WHAT IS BEING ASKED: In the records below, the line that contains "Rebuild this diagram" marks the start. Copy it and each line after it through the end, exactly, without pictures.

— Start of DATA SHOWN —

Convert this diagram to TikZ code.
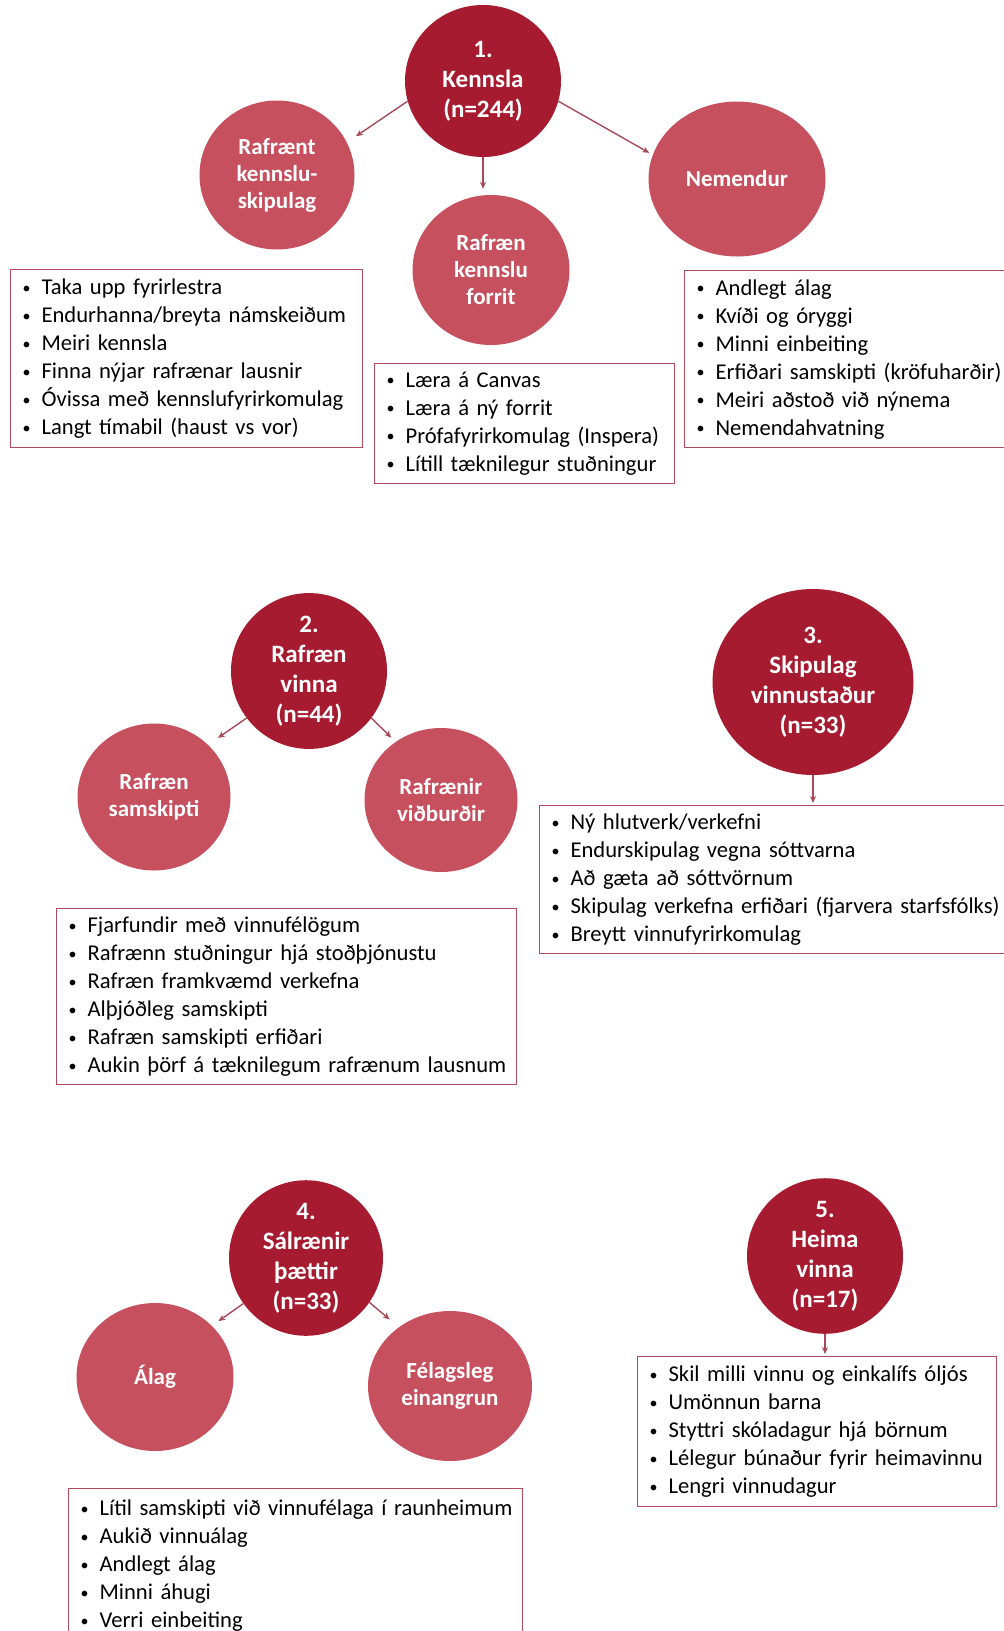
\documentclass[tikz,border=0pt]{standalone}
\usepackage{fontspec}
\setmainfont{Carlito}
\usetikzlibrary{shapes.geometric,arrows.meta}
\definecolor{topicred}{RGB}{166,27,48}
\definecolor{subred}{RGB}{199,80,95}
\definecolor{boxred}{RGB}{176,74,92}
\definecolor{arrowred}{RGB}{168,72,88}
\newcommand{\bul}[1]{\mbox{\makebox[19pt][l]{\raisebox{1.5pt}{\fontsize{16}{16}\selectfont\textbullet}}#1}}

\begin{document}
\begin{tikzpicture}[x=1pt,y=-1pt,
	topic/.style={ellipse,fill=topicred,text=white,inner sep=0pt,align=center,
		font=\fontsize{25}{30}\selectfont\bfseries},
	sub/.style={ellipse,fill=subred,text=white,inner sep=0pt,align=center,
		font=\fontsize{23}{27}\selectfont\bfseries},
	listbox/.style={draw=boxred,line width=1.2pt,anchor=north west,align=left,
		inner xsep=12pt,inner ysep=0pt,font=\fontsize{22.6}{28}\selectfont},
	arr/.style={draw=arrowred,line width=1.4pt,-{Stealth[length=7pt,width=6pt]}}
	]
	\useasboundingbox (0,0) rectangle (1004,1631);
	\clip (0,0) rectangle (1004,1631);
	% 1. Kennsla
	\node[topic,minimum width=156pt,minimum height=152pt] (kennsla) at (483,81) {1.\\Kennsla\\(n=244)};
	\node[sub,minimum width=155pt,minimum height=149pt] (skipulagRafr) at (277,175) {Rafrænt\\kennslu-\\skipulag};
	\node[sub,minimum width=157pt,minimum height=150pt] (forrit) at (491,270) {Rafræn\\kennslu\\forrit};
	\node[sub,minimum width=177pt,minimum height=155pt] (nemendur) at (737,179) {Nemendur};
	\draw[arr,shorten >=11pt] (kennsla.195) -- (skipulagRafr.25);
	\draw[arr,shorten >=6pt] (kennsla.south) -- (kennsla.south |- forrit.north);
	\draw[arr,shorten >=4pt] (kennsla.345) -- (nemendur.164);
	\node[listbox,text width=328pt,minimum height=178pt] (listSkipulag) at (10,269) {%
		\bul{Taka upp fyrirlestra}\\
		\bul{Endurhanna/breyta námskeiðum}\\
		\bul{Meiri kennsla}\\
		\bul{Finna nýjar rafrænar lausnir}\\
		\bul{Óvissa með kennslufyrirkomulag}\\
		\bul{Langt tímabil (haust vs vor)}};
	\node[listbox,text width=276pt,minimum height=120pt] (listForrit) at (374,363) {%
		\bul{Læra á Canvas}\\
		\bul{Læra á ný forrit}\\
		\bul{Prófafyrirkomulag (Inspera)}\\
		\bul{Lítill tæknilegur stuðningur}};
	\node[listbox,text width=302pt,minimum height=177pt] (listNemendur) at (684,270) {%
		\bul{Andlegt álag}\\
		\bul{Kvíði og óryggi}\\
		\bul{Minni einbeiting}\\
		\bul{Erfiðari samskipti (kröfuharðir)}\\
		\bul{Meiri aðstoð við nýnema}\\
		\bul{Nemendahvatning}};
	% 2. Rafræn vinna
	\node[topic,minimum width=156pt,minimum height=152pt] (vinna) at (309,671) {2.\\Rafræn\\vinna\\(n=44)};
	\node[sub,minimum width=153pt,minimum height=147pt] (samskipti) at (154,797) {Rafræn\\samskipti};
	\node[sub,minimum width=153pt,minimum height=144pt] (vidburdir) at (441,800) {Rafrænir\\viðburðir};
	\draw[arr,shorten >=12pt] (vinna.217) -- (samskipti.44);
	\draw[arr,shorten >=6pt] (vinna.323) -- (vidburdir.128);
	\node[listbox,text width=436pt,minimum height=176pt] (listVinna) at (56,908) {%
		\bul{Fjarfundir með vinnufélögum}\\
		\bul{Rafrænn stuðningur hjá stoðþjónustu}\\
		\bul{Rafræn framkvæmd verkefna}\\
		\bul{Alþjóðleg samskipti}\\
		\bul{Rafræn samskipti erfiðari}\\
		\bul{Aukin þörf á tæknilegum rafrænum lausnum}};
	% 3. Skipulag vinnustaður
	\node[topic,minimum width=201pt,minimum height=186pt] (vinnustadur) at (813,682) {3.\\Skipulag\\vinnustaður\\(n=33)};
	\node[listbox,text width=447pt,minimum height=148pt] (listVinnustadur) at (539,805) {%
		\bul{Ný hlutverk/verkefni}\\
		\bul{Endurskipulag vegna sóttvarna}\\
		\bul{Að gæta að sóttvörnum}\\
		\bul{Skipulag verkefna erfiðari (fjarvera starfsfólks)}\\
		\bul{Breytt vinnufyrirkomulag}};
	\draw[arr,shorten >=2pt] (vinnustadur.south) -- (vinnustadur.south |- listVinnustadur.north);
	% 4. Sálrænir þættir
	\node[sub,minimum width=157pt,minimum height=148pt] (alag) at (155,1377) {Álag};
	\node[topic,minimum width=154pt,minimum height=151pt] (salraenir) at (306,1258) {4.\\Sálrænir\\þættir\\(n=33)};
	\node[sub,minimum width=164pt,minimum height=150pt] (einangrun) at (450,1386) {Félagsleg\\einangrun};
	\draw[arr,shorten >=8pt] (salraenir.216) -- (alag.42);
	\draw[arr,shorten >=12pt] (salraenir.325) -- (einangrun.131);
	\node[listbox,text width=430pt,minimum height=154pt] (listSalraenir) at (68,1488) {%
		\bul{Lítil samskipti við vinnufélaga í raunheimum}\\
		\bul{Aukið vinnuálag}\\
		\bul{Andlegt álag}\\
		\bul{Minni áhugi}\\
		\bul{Verri einbeiting}};
	% 5. Heima vinna
	\node[topic,minimum width=156pt,minimum height=155pt] (heima) at (825,1256) {5.\\Heima\\vinna\\(n=17)};
	\node[listbox,text width=335pt,minimum height=150pt] (listHeima) at (637,1356) {%
		\bul{Skil milli vinnu og einkalífs óljós}\\
		\bul{Umönnun barna}\\
		\bul{Styttri skóladagur hjá börnum}\\
		\bul{Lélegur búnaður fyrir heimavinnu}\\
		\bul{Lengri vinnudagur}};
	\draw[arr,shorten >=2pt] (heima.south) -- (heima.south |- listHeima.north);
\end{tikzpicture}
\end{document}
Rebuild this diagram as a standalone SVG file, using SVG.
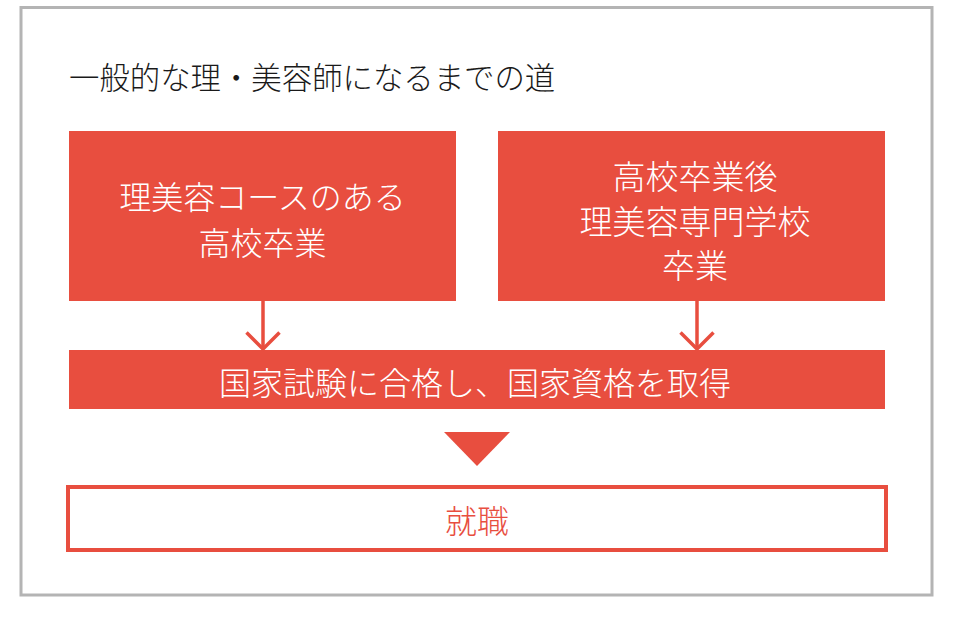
<svg xmlns="http://www.w3.org/2000/svg" width="965" height="623" viewBox="0 0 965 623">
  <style>
    .txt { font-family: "Noto Sans CJK JP", "Noto Sans", sans-serif; font-weight: 300; }
    .white { fill: #ffffff; font-size: 32px; text-anchor: middle; }
    .big { font-size: 33px; }
    .red { fill: #e84e3f; }
    .conn { stroke: #e84e3f; stroke-width: 3.5; fill: none; }
  </style>
  <rect x="0" y="0" width="965" height="623" fill="#ffffff"/>
  <rect id="frame" x="21" y="7.5" width="911" height="587.5" fill="#ffffff" stroke="#b4b4b4" stroke-width="3"/>
  <text id="title" class="txt" x="69" y="88.5" font-size="30.4" fill="#1a1a1a">一般的な理・美容師になるまでの道</text>

  <g id="node-left">
    <rect class="red" x="69" y="131" width="387" height="170"/>
    <text class="txt white" x="262.5" y="209">理美容コースのある</text>
    <text class="txt white" x="262.5" y="255">高校卒業</text>
  </g>

  <g id="node-right">
    <rect class="red" x="498" y="131" width="387" height="170"/>
    <text class="txt white big" x="695" y="189">高校卒業後</text>
    <text class="txt white big" x="695" y="233.5">理美容専門学校</text>
    <text class="txt white big" x="695" y="278">卒業</text>
  </g>

  <g id="node-exam">
    <rect class="red" x="69" y="350" width="816" height="59"/>
    <text class="txt white" x="475" y="394.5">国家試験に合格し、国家資格を取得</text>
  </g>

  <g id="node-job">
    <rect x="68" y="487" width="818" height="63" fill="#ffffff" stroke="#e84e3f" stroke-width="4"/>
    <text class="txt red" x="477" y="533" font-size="32" text-anchor="middle">就職</text>
  </g>

  <g id="connectors">
    <line class="conn" x1="263" y1="301" x2="263" y2="349"/>
    <polyline class="conn" points="246.5,332.5 263,349 279.5,332.5"/>
    <line class="conn" x1="697" y1="301" x2="697" y2="349"/>
    <polyline class="conn" points="680.5,332.5 697,349 713.5,332.5"/>
    <polygon class="red" points="444,432 510,432 477,466"/>
  </g>
</svg>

— End of DATA SHOWN —

COMPLETE ANSWER:
Rebuild this diagram as a standalone SVG file, using SVG.
<svg xmlns="http://www.w3.org/2000/svg" width="965" height="623" viewBox="0 0 965 623">
  <style>
    .txt { font-family: "Noto Sans CJK JP", "Noto Sans", sans-serif; font-weight: 300; }
    .white { fill: #ffffff; font-size: 32px; text-anchor: middle; }
    .big { font-size: 33px; }
    .red { fill: #e84e3f; }
    .conn { stroke: #e84e3f; stroke-width: 3.5; fill: none; }
  </style>
  <rect x="0" y="0" width="965" height="623" fill="#ffffff"/>
  <rect id="frame" x="21" y="7.5" width="911" height="587.5" fill="#ffffff" stroke="#b4b4b4" stroke-width="3"/>
  <text id="title" class="txt" x="69" y="88.5" font-size="30.4" fill="#1a1a1a">一般的な理・美容師になるまでの道</text>

  <g id="node-left">
    <rect class="red" x="69" y="131" width="387" height="170"/>
    <text class="txt white" x="262.5" y="209">理美容コースのある</text>
    <text class="txt white" x="262.5" y="255">高校卒業</text>
  </g>

  <g id="node-right">
    <rect class="red" x="498" y="131" width="387" height="170"/>
    <text class="txt white big" x="695" y="189">高校卒業後</text>
    <text class="txt white big" x="695" y="233.5">理美容専門学校</text>
    <text class="txt white big" x="695" y="278">卒業</text>
  </g>

  <g id="node-exam">
    <rect class="red" x="69" y="350" width="816" height="59"/>
    <text class="txt white" x="475" y="394.5">国家試験に合格し、国家資格を取得</text>
  </g>

  <g id="node-job">
    <rect x="68" y="487" width="818" height="63" fill="#ffffff" stroke="#e84e3f" stroke-width="4"/>
    <text class="txt red" x="477" y="533" font-size="32" text-anchor="middle">就職</text>
  </g>

  <g id="connectors">
    <line class="conn" x1="263" y1="301" x2="263" y2="349"/>
    <polyline class="conn" points="246.5,332.5 263,349 279.5,332.5"/>
    <line class="conn" x1="697" y1="301" x2="697" y2="349"/>
    <polyline class="conn" points="680.5,332.5 697,349 713.5,332.5"/>
    <polygon class="red" points="444,432 510,432 477,466"/>
  </g>
</svg>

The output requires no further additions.